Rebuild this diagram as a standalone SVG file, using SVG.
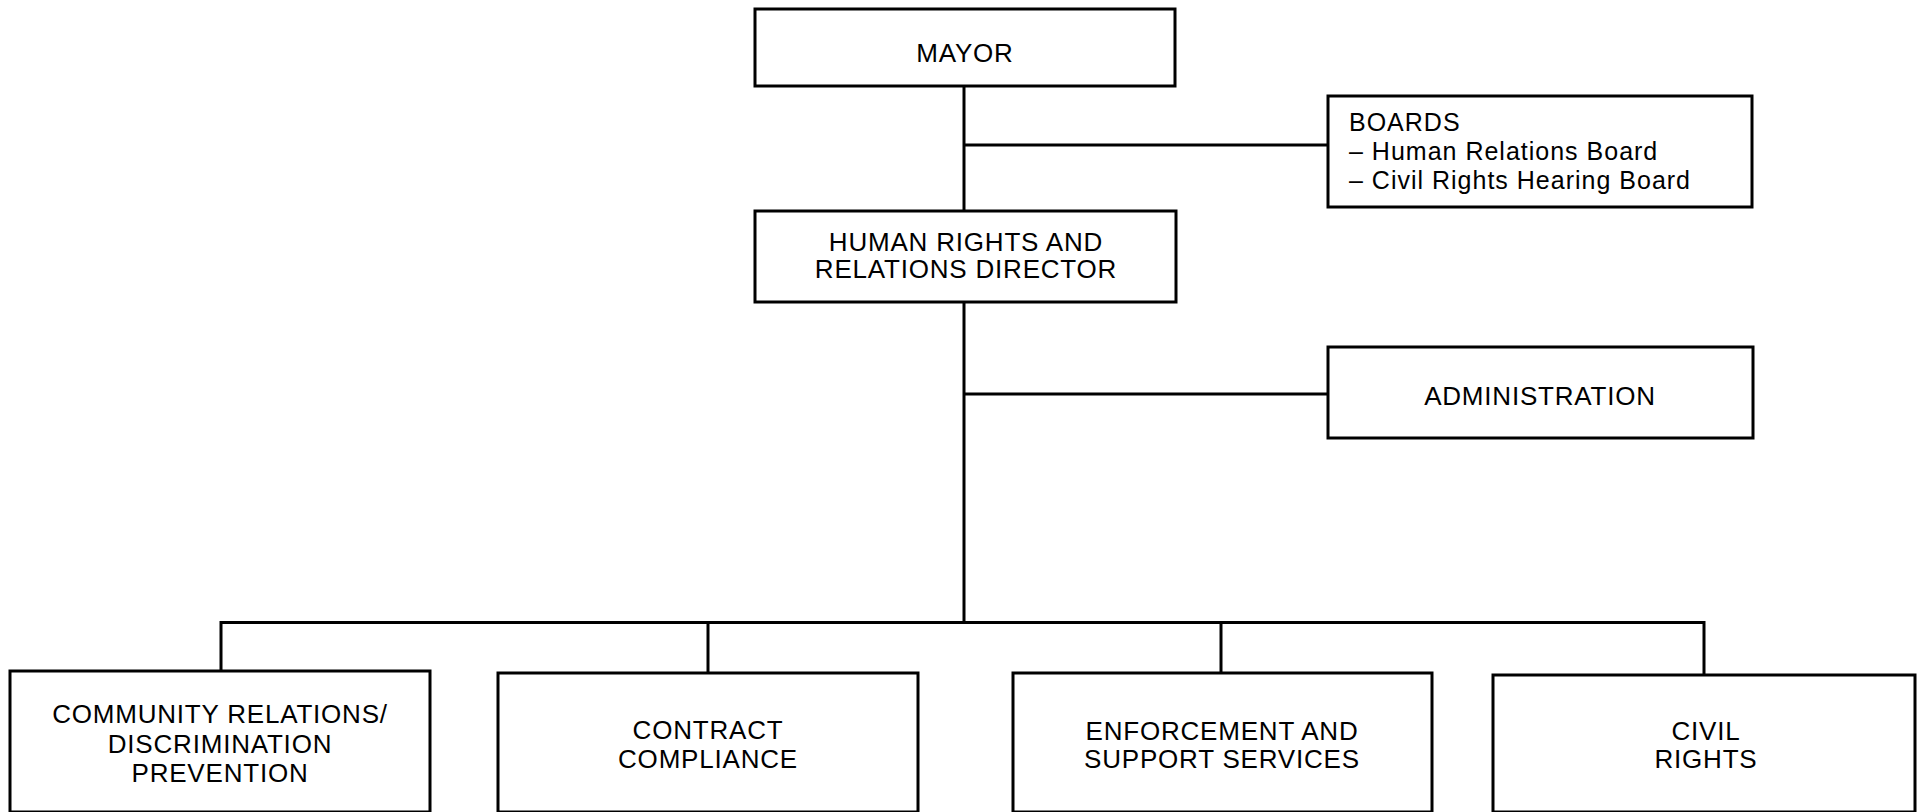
<svg xmlns="http://www.w3.org/2000/svg" width="1921" height="812" viewBox="0 0 1921 812">
<style>
.box{fill:#fff;stroke:#000;stroke-width:3}
.ln{fill:none;stroke:#000;stroke-width:3}
text{font-family:"Liberation Sans",Arial,Helvetica,sans-serif;font-size:26px;fill:#000;letter-spacing:0.8px}
.c{text-anchor:middle}
.b{font-size:25px;letter-spacing:1px}
</style>
<rect x="0" y="0" width="1921" height="812" fill="#fff"/>
<g id="connectors">
<path class="ln" d="M964 86V211"/>
<path class="ln" d="M964 302V622"/>
<path class="ln" d="M964 145H1328"/>
<path class="ln" d="M964 394H1328"/>
<path class="ln" d="M221 671V622.5H1704V675"/>
<path class="ln" d="M708 622.5V673"/>
<path class="ln" d="M1221 622.5V673"/>
</g>
<g id="mayor">
<rect class="box" x="755" y="9" width="420" height="77"/>
<text class="c" x="965" y="62">MAYOR</text>
</g>
<g id="boards">
<rect class="box" x="1328" y="96" width="424" height="111"/>
<text class="b" x="1349" y="131">BOARDS</text>
<text class="b" x="1349" y="160">– Human Relations Board</text>
<text class="b" x="1349" y="189">– Civil Rights Hearing Board</text>
</g>
<g id="director">
<rect class="box" x="755" y="211" width="421" height="91"/>
<text class="c" x="966" y="251">HUMAN RIGHTS AND</text>
<text class="c" x="966" y="278">RELATIONS DIRECTOR</text>
</g>
<g id="administration">
<rect class="box" x="1328" y="347" width="425" height="91"/>
<text class="c" x="1540" y="405">ADMINISTRATION</text>
</g>
<g id="community">
<rect class="box" x="10" y="671" width="420" height="141"/>
<text class="c" x="220" y="723">COMMUNITY RELATIONS/</text>
<text class="c" x="220" y="753">DISCRIMINATION</text>
<text class="c" x="220" y="782">PREVENTION</text>
</g>
<g id="contract">
<rect class="box" x="498" y="673" width="420" height="139"/>
<text class="c" x="708" y="739">CONTRACT</text>
<text class="c" x="708" y="768">COMPLIANCE</text>
</g>
<g id="enforcement">
<rect class="box" x="1013" y="673" width="419" height="139"/>
<text class="c" x="1222" y="740">ENFORCEMENT AND</text>
<text class="c" x="1222" y="768">SUPPORT SERVICES</text>
</g>
<g id="civilrights">
<rect class="box" x="1493" y="675" width="422" height="137"/>
<text class="c" x="1706" y="740">CIVIL</text>
<text class="c" x="1706" y="768">RIGHTS</text>
</g>
</svg>
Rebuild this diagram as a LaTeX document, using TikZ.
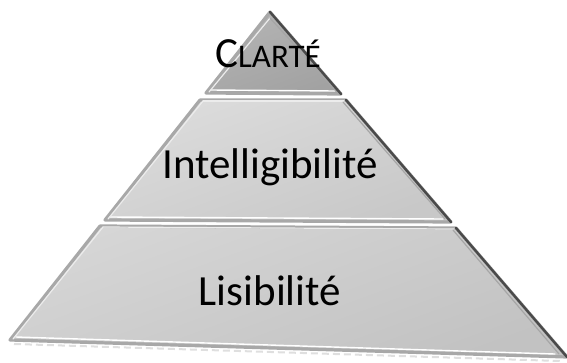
\documentclass[tikz,border=0pt]{standalone}
\usepackage{fontspec}
\setmainfont{Carlito}
\usetikzlibrary{calc}
\definecolor{topA}{HTML}{B4B4B4}
\definecolor{topB}{HTML}{A2A2A2}
\definecolor{midA}{HTML}{DCDCDC}
\definecolor{midB}{HTML}{C8C8C8}
\definecolor{lowA}{HTML}{D6D6D6}
\definecolor{lowB}{HTML}{C2C2C2}
\definecolor{bevel}{HTML}{A8A8A8}
\definecolor{darkedge}{HTML}{4A4A4A}
\tikzset{
  bevelbase/.style={draw=bevel, line width=3.2pt, line join=round},
  hilite/.style={draw=white, line width=1.4pt, line cap=round},
  softlite/.style={draw=white!85!gray, line width=1.2pt, line cap=round},
  darkline/.style={draw=darkedge, line width=2.4pt, line cap=round},
  midline/.style={draw=gray!70, line width=1.2pt, line cap=round},
  label/.style={anchor=base, inner sep=0pt, text=black},
}
\begin{document}
\begin{tikzpicture}[x=1pt,y=-1pt]
\useasboundingbox (0,0) rectangle (567,362);
% corners
\coordinate (A) at (270,12);
\coordinate (T1l) at (206,93);  \coordinate (T1r) at (341,94);
\coordinate (M1l) at (200,100); \coordinate (M1r) at (346,100);
\coordinate (M2l) at (105,220); \coordinate (M2r) at (451,222);
\coordinate (B1l) at (100,226); \coordinate (B1r) at (456,228);
\coordinate (B2l) at (10,340);  \coordinate (B2r) at (567,357);
% reflection under the base
\draw[gray!25, line width=2pt, dash pattern=on 7pt off 4pt] (14,344) -- (560,361);
% bottom tier
\shade[top color=lowA, bottom color=lowB, shading angle=20] (B1l) -- (B1r) -- (B2r) -- (B2l) -- cycle;
\draw[bevelbase] (B1l) -- (B1r) -- (B2r) -- (B2l) -- cycle;
\draw[hilite] ($(B2l)+(6,-3)$) -- ($(B2r)+(-12,-3)$);
\draw[softlite] ($(B2l)+(3,-1)$) -- ($(B1l)+(3,1)$);
\draw[softlite] ($(B1l)+(3,1)$) -- ($(B1r)+(-2,1)$);
\draw[midline] ($(B1r)+(-3,2)$) -- ($(B2r)+(-8,-3)$);
\draw[darkline] (B1r) -- (B2r);
% middle tier
\shade[top color=midA, bottom color=midB, shading angle=20] (M1l) -- (M1r) -- (M2r) -- (M2l) -- cycle;
\draw[bevelbase] (M1l) -- (M1r) -- (M2r) -- (M2l) -- cycle;
\draw[hilite] ($(M2l)+(5,-3)$) -- ($(M2r)+(-8,-3)$);
\draw[softlite] ($(M2l)+(3,-1)$) -- ($(M1l)+(3,1)$);
\draw[softlite] ($(M1l)+(3,1)$) -- ($(M1r)+(-2,1)$);
\draw[midline] ($(M1r)+(-3,2)$) -- ($(M2r)+(-6,-3)$);
\draw[darkline] (M1r) -- (M2r);
% top tier
\shade[top color=topA, bottom color=topB, shading angle=20] (A) -- (T1r) -- (T1l) -- cycle;
\draw[bevelbase] (A) -- (T1r) -- (T1l) -- cycle;
\draw[hilite] ($(T1l)+(5,-3)$) -- ($(T1r)+(-6,-3)$);
\draw[softlite] ($(T1l)+(3,-1)$) -- ($(A)+(0,6)$);
\draw[midline] ($(A)+(0,6)$) -- ($(T1r)+(-5,-3)$);
\draw[darkline] (A) -- (T1r);
% labels
\node[label, font=\fontsize{43}{43}\selectfont] (lowtxt) at (270,305) {Lisibilité};
\node[label, font=\fontsize{43}{43}\selectfont] (midtxt) at (270,178) {Intelligibilité};
\node[label] (toptxt) at (268,67) {\fontsize{43}{43}\selectfont C\fontsize{33}{33}\selectfont LARTÉ};
\end{tikzpicture}
\end{document}
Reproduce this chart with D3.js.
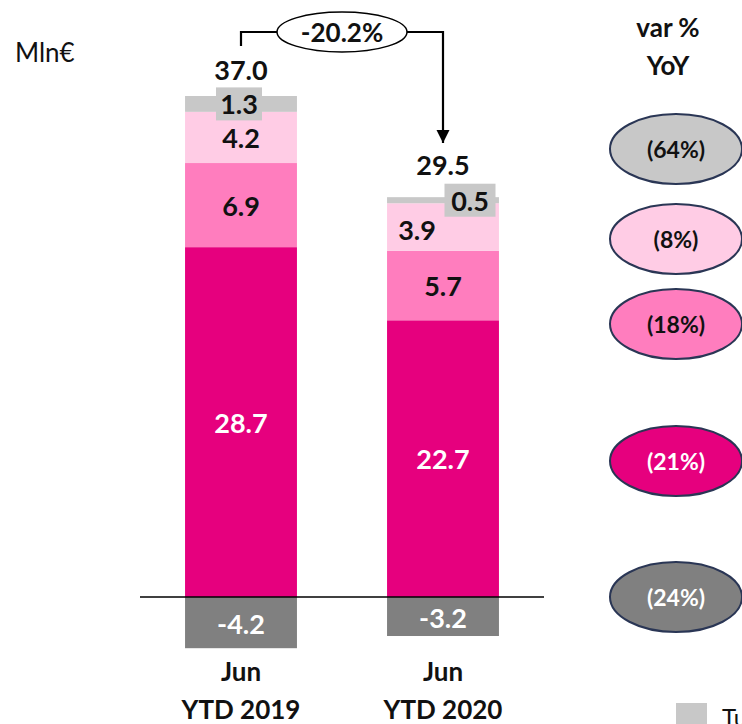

◇ ◇ ◇

Goal: Repeat the material above in full and exactly, omitting the pictures.

Reply to the exercise:
Rebuild this diagram as a standalone SVG file, using SVG.
<svg xmlns="http://www.w3.org/2000/svg" width="1921" height="812" viewBox="0 0 1921 812">
<style>
.box{fill:#fff;stroke:#000;stroke-width:3}
.ln{fill:none;stroke:#000;stroke-width:3}
text{font-family:"Liberation Sans",Arial,Helvetica,sans-serif;font-size:26px;fill:#000;letter-spacing:0.8px}
.c{text-anchor:middle}
.b{font-size:25px;letter-spacing:1px}
</style>
<rect x="0" y="0" width="1921" height="812" fill="#fff"/>
<g id="connectors">
<path class="ln" d="M964 86V211"/>
<path class="ln" d="M964 302V622"/>
<path class="ln" d="M964 145H1328"/>
<path class="ln" d="M964 394H1328"/>
<path class="ln" d="M221 671V622.5H1704V675"/>
<path class="ln" d="M708 622.5V673"/>
<path class="ln" d="M1221 622.5V673"/>
</g>
<g id="mayor">
<rect class="box" x="755" y="9" width="420" height="77"/>
<text class="c" x="965" y="62">MAYOR</text>
</g>
<g id="boards">
<rect class="box" x="1328" y="96" width="424" height="111"/>
<text class="b" x="1349" y="131">BOARDS</text>
<text class="b" x="1349" y="160">– Human Relations Board</text>
<text class="b" x="1349" y="189">– Civil Rights Hearing Board</text>
</g>
<g id="director">
<rect class="box" x="755" y="211" width="421" height="91"/>
<text class="c" x="966" y="251">HUMAN RIGHTS AND</text>
<text class="c" x="966" y="278">RELATIONS DIRECTOR</text>
</g>
<g id="administration">
<rect class="box" x="1328" y="347" width="425" height="91"/>
<text class="c" x="1540" y="405">ADMINISTRATION</text>
</g>
<g id="community">
<rect class="box" x="10" y="671" width="420" height="141"/>
<text class="c" x="220" y="723">COMMUNITY RELATIONS/</text>
<text class="c" x="220" y="753">DISCRIMINATION</text>
<text class="c" x="220" y="782">PREVENTION</text>
</g>
<g id="contract">
<rect class="box" x="498" y="673" width="420" height="139"/>
<text class="c" x="708" y="739">CONTRACT</text>
<text class="c" x="708" y="768">COMPLIANCE</text>
</g>
<g id="enforcement">
<rect class="box" x="1013" y="673" width="419" height="139"/>
<text class="c" x="1222" y="740">ENFORCEMENT AND</text>
<text class="c" x="1222" y="768">SUPPORT SERVICES</text>
</g>
<g id="civilrights">
<rect class="box" x="1493" y="675" width="422" height="137"/>
<text class="c" x="1706" y="740">CIVIL</text>
<text class="c" x="1706" y="768">RIGHTS</text>
</g>
</svg>
Rebuild this diagram as a LaTeX document, using TikZ.
\documentclass[tikz,border=0pt]{standalone}
\usepackage{fontspec}
\setmainfont{Carlito}
\usetikzlibrary{calc}
\definecolor{topA}{HTML}{B4B4B4}
\definecolor{topB}{HTML}{A2A2A2}
\definecolor{midA}{HTML}{DCDCDC}
\definecolor{midB}{HTML}{C8C8C8}
\definecolor{lowA}{HTML}{D6D6D6}
\definecolor{lowB}{HTML}{C2C2C2}
\definecolor{bevel}{HTML}{A8A8A8}
\definecolor{darkedge}{HTML}{4A4A4A}
\tikzset{
  bevelbase/.style={draw=bevel, line width=3.2pt, line join=round},
  hilite/.style={draw=white, line width=1.4pt, line cap=round},
  softlite/.style={draw=white!85!gray, line width=1.2pt, line cap=round},
  darkline/.style={draw=darkedge, line width=2.4pt, line cap=round},
  midline/.style={draw=gray!70, line width=1.2pt, line cap=round},
  label/.style={anchor=base, inner sep=0pt, text=black},
}
\begin{document}
\begin{tikzpicture}[x=1pt,y=-1pt]
\useasboundingbox (0,0) rectangle (567,362);
% corners
\coordinate (A) at (270,12);
\coordinate (T1l) at (206,93);  \coordinate (T1r) at (341,94);
\coordinate (M1l) at (200,100); \coordinate (M1r) at (346,100);
\coordinate (M2l) at (105,220); \coordinate (M2r) at (451,222);
\coordinate (B1l) at (100,226); \coordinate (B1r) at (456,228);
\coordinate (B2l) at (10,340);  \coordinate (B2r) at (567,357);
% reflection under the base
\draw[gray!25, line width=2pt, dash pattern=on 7pt off 4pt] (14,344) -- (560,361);
% bottom tier
\shade[top color=lowA, bottom color=lowB, shading angle=20] (B1l) -- (B1r) -- (B2r) -- (B2l) -- cycle;
\draw[bevelbase] (B1l) -- (B1r) -- (B2r) -- (B2l) -- cycle;
\draw[hilite] ($(B2l)+(6,-3)$) -- ($(B2r)+(-12,-3)$);
\draw[softlite] ($(B2l)+(3,-1)$) -- ($(B1l)+(3,1)$);
\draw[softlite] ($(B1l)+(3,1)$) -- ($(B1r)+(-2,1)$);
\draw[midline] ($(B1r)+(-3,2)$) -- ($(B2r)+(-8,-3)$);
\draw[darkline] (B1r) -- (B2r);
% middle tier
\shade[top color=midA, bottom color=midB, shading angle=20] (M1l) -- (M1r) -- (M2r) -- (M2l) -- cycle;
\draw[bevelbase] (M1l) -- (M1r) -- (M2r) -- (M2l) -- cycle;
\draw[hilite] ($(M2l)+(5,-3)$) -- ($(M2r)+(-8,-3)$);
\draw[softlite] ($(M2l)+(3,-1)$) -- ($(M1l)+(3,1)$);
\draw[softlite] ($(M1l)+(3,1)$) -- ($(M1r)+(-2,1)$);
\draw[midline] ($(M1r)+(-3,2)$) -- ($(M2r)+(-6,-3)$);
\draw[darkline] (M1r) -- (M2r);
% top tier
\shade[top color=topA, bottom color=topB, shading angle=20] (A) -- (T1r) -- (T1l) -- cycle;
\draw[bevelbase] (A) -- (T1r) -- (T1l) -- cycle;
\draw[hilite] ($(T1l)+(5,-3)$) -- ($(T1r)+(-6,-3)$);
\draw[softlite] ($(T1l)+(3,-1)$) -- ($(A)+(0,6)$);
\draw[midline] ($(A)+(0,6)$) -- ($(T1r)+(-5,-3)$);
\draw[darkline] (A) -- (T1r);
% labels
\node[label, font=\fontsize{43}{43}\selectfont] (lowtxt) at (270,305) {Lisibilité};
\node[label, font=\fontsize{43}{43}\selectfont] (midtxt) at (270,178) {Intelligibilité};
\node[label] (toptxt) at (268,67) {\fontsize{43}{43}\selectfont C\fontsize{33}{33}\selectfont LARTÉ};
\end{tikzpicture}
\end{document}
Reproduce this chart with D3.js.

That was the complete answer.